Norwegian flagThe neighborhood I live in, Ballard, is the historic home of Scandinavian fishermen – and to this day it is home for most of the Norwegian ex-pats and descendants of Norwegian immigrants in the city. Tonight the Norwegian consulate and the Nordic Heritage Museum held a vigil in remembrance of the tragic events in Norway last Friday. The museum is in an old schoolhouse, and the auditorium was full to capacity when I arrived. We were directed to the lawn and given long stemmed roses in all colours on the way – red, yellow, white, pale pink, coral. We stood, sat on steps, sat on folding chairs, sat on the grass and waited to hear the words spoken inside.

As they began I noticed a few of the people gathered there. An old man stood directly across from me, his wire-rimmed glasses sliding down his nose, wearing a mismatched navy blue suit and all the grief of a people on his face. Near him was a small girl of about two, wearing a bright pink dress and a shirt that said ‘I’m Cute and I’m LOVING it,’ twirling near her seated parents, her father smiling at her gently, her mother weeping. A few rows back in the gathered crowd on the lawn, I saw a man wearing a clerical collar, who looked up, not down, during the prayers. Scattered through the mostly pale Scandinavian faces were a few of darker skin colour, Asian, Indian, African-American, Hispanic. A little dog of mixed breed, with wiry brown-and-gold fur, barked delightedly during each moment of silence.

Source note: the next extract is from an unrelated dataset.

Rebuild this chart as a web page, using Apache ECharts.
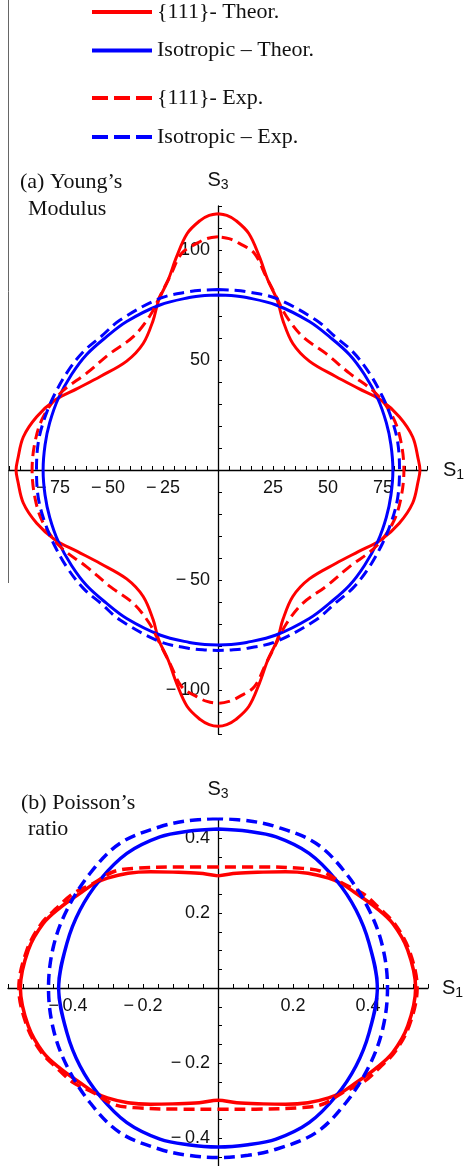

Some of the words we spoke together were so powerful, and so inclusive – though the prayers were of Christian faith, these are not Christian words; these are words that invoke the deepest desires of all humanity:
Goodness is stronger than evil; love is stronger than hate; light is stronger than darkness; hope is stronger than despair. 
I hope we can be vigilant enough, work hard enough and long enough to make those words come true.